Today, this last Sunday after the Epiphany is, as I said, an end. But, it also marks a threshold as we move into the season of Lent. For the last six weeks we have been watching Jesus, listening to him, as he is revealed as the the Messiah. On Wednesday, with the imposition of the ashes and the beginning of Lent, we let go of what we think we know. Lent is about emptying ourselves, about being in the wilderness with Jesus. We know who he is. We have heard his teachings. We have seen his miracles. And now, we are called to follow him—yet again. 

This time, as he turns to Jerusalem, to suffering and death, we are called to follow him to something that doesn't always makes sense. We are called to follow him in spite of where we think we want to go. We are called to follow him into a place of temptation, eventually into the darkness and violence of the crucifixion no matter how much we want to skip ahead to resurrection. 

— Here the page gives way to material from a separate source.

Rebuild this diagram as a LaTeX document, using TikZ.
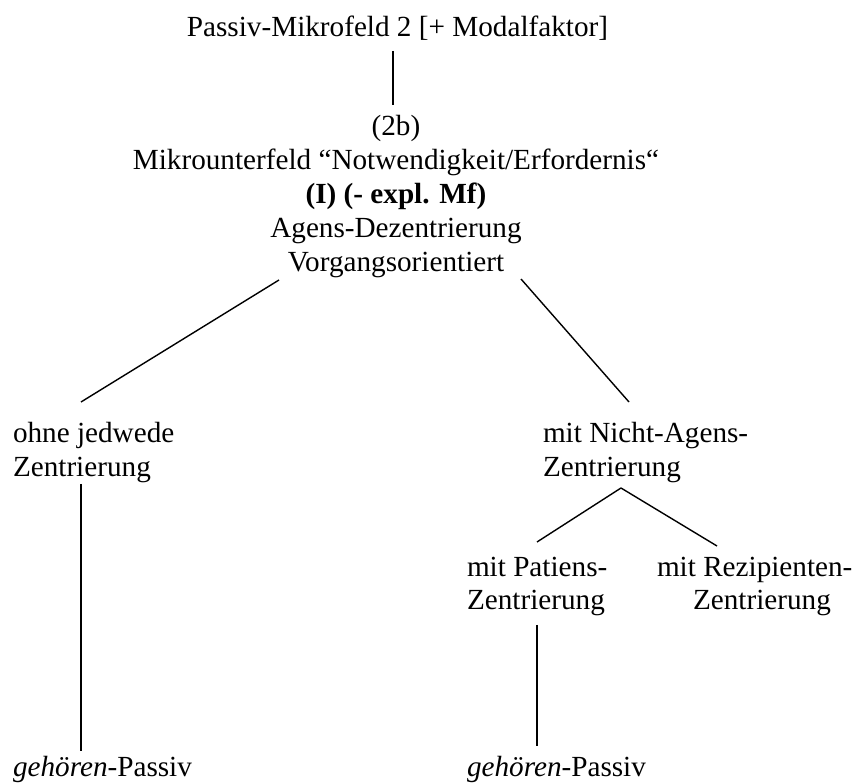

Today we stand at that threshold and, even as we see God in all his glory as revealed in Christ, we know that we can’t stay there—not yet. We can’t hold on, we can’t grasp after what we want it to mean. We must let go. We must, as the voice says from the cloud, “Listen to him.” We must trust and in trusting, we are freed from the fear that binds us and keeps us from really seeing Jesus, from really understanding who he is and what he has come to do. 

Over these next weeks that’s what we will be doing in our Lenten disciplines and practices. The word Lent comes from an Old English root that means spring time and is related to the lengthening of days. As we stand here today on that threshold, let us give thanks for what God has done in Christ, what we have seen, what we have heard, and then let us say, yes, to what comes next. Open us, lengthen us, that we may grow and conform ourselves to follow Jesus, to listen to him, and trust in his promise of resurrection.  Amen.